◆ GIVEN INSTRUCTION: Only the lines from the one containing "Give me the seaborn" through the one containing "import seaborn as sns" should be output, both ends included and exactly as they appear, minus any pictures.

◆ EXERCISE MATERIAL:

..............................

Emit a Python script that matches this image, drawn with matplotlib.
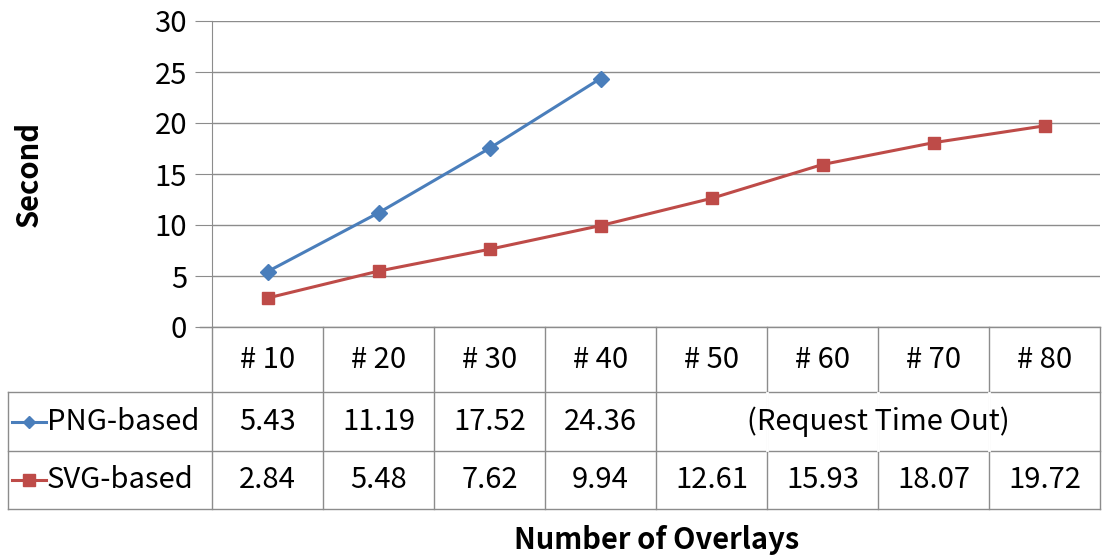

..............................

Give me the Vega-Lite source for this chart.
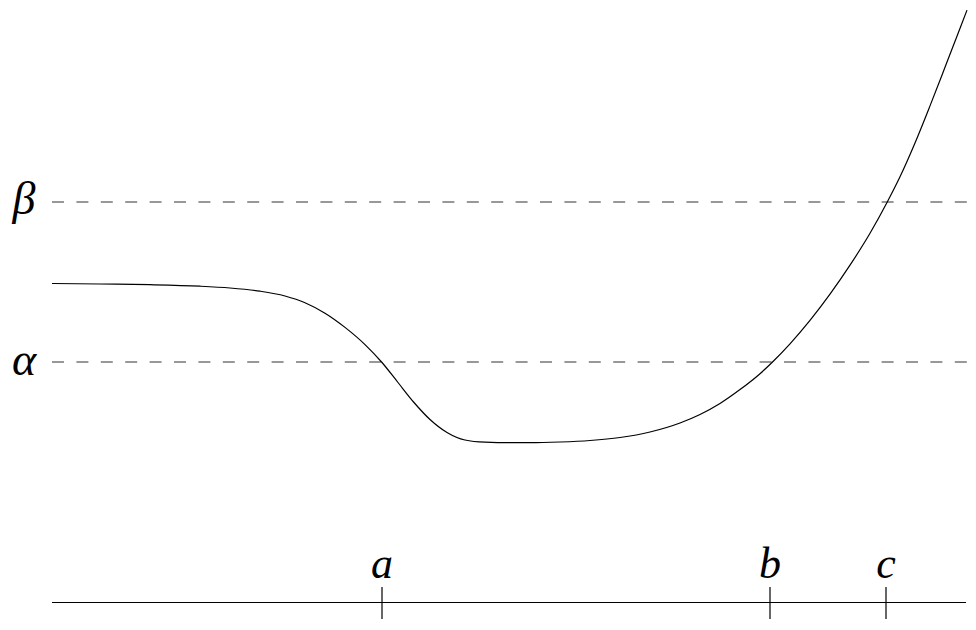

..............................

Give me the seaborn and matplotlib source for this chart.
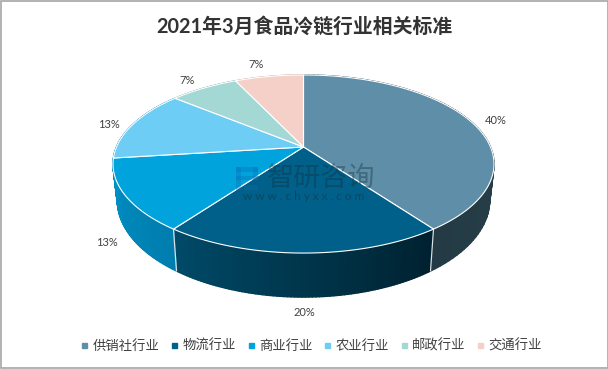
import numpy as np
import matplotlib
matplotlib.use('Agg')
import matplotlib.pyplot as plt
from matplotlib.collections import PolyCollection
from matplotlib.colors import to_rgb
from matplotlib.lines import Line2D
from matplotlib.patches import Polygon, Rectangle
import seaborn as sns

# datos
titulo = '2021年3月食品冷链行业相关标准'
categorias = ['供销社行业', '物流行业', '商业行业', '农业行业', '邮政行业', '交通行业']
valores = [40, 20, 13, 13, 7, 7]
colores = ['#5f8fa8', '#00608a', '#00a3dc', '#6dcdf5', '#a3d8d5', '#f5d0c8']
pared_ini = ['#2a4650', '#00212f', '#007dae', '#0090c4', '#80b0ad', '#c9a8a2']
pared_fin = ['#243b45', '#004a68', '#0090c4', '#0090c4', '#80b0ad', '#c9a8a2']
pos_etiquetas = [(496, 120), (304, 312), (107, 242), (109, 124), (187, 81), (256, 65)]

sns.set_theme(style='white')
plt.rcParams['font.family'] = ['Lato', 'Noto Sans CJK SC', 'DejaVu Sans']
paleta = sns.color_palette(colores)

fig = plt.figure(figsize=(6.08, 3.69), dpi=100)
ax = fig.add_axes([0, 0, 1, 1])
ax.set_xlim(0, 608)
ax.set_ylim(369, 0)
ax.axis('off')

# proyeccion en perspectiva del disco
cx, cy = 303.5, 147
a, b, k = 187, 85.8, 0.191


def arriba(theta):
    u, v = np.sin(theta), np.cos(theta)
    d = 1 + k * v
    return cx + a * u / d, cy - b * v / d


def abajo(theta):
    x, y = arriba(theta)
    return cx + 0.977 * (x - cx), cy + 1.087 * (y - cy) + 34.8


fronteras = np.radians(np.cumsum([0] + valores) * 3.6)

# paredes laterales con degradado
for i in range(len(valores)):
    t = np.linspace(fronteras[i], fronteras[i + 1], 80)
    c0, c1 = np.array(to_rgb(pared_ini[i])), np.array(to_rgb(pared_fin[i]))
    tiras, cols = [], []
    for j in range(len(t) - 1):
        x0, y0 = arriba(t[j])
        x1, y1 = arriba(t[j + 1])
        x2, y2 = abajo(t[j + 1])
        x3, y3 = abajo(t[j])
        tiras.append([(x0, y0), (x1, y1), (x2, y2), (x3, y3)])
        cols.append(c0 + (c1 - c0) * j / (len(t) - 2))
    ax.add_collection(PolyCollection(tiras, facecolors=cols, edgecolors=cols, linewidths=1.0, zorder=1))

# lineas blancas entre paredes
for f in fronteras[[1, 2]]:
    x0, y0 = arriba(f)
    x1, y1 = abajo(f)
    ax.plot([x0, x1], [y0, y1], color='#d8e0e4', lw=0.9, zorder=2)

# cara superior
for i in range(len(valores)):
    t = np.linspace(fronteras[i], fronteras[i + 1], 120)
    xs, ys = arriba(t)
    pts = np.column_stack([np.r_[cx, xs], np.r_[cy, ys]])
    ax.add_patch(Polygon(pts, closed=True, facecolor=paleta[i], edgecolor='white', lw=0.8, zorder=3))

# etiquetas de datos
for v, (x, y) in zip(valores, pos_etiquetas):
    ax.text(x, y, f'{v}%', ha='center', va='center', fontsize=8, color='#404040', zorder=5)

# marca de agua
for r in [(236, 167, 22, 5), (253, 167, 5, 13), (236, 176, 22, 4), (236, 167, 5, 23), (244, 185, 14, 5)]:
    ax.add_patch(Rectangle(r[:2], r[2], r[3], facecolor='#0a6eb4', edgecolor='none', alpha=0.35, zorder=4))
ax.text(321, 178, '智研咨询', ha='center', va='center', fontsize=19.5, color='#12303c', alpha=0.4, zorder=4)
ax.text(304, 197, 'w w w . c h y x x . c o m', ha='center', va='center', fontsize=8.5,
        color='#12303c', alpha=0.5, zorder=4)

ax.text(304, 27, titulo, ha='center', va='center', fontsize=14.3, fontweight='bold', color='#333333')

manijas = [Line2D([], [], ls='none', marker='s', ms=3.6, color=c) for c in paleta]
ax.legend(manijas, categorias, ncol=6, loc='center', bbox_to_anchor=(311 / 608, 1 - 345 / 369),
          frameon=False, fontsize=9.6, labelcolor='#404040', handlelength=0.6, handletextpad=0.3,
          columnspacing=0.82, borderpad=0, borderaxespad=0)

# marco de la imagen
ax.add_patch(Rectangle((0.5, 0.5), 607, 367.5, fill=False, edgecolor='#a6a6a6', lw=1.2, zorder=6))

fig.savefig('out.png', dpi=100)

..............................

◆ FINISHED TASK:
Give me the seaborn and matplotlib source for this chart.
import numpy as np
import matplotlib
matplotlib.use('Agg')
import matplotlib.pyplot as plt
from matplotlib.collections import PolyCollection
from matplotlib.colors import to_rgb
from matplotlib.lines import Line2D
from matplotlib.patches import Polygon, Rectangle
import seaborn as sns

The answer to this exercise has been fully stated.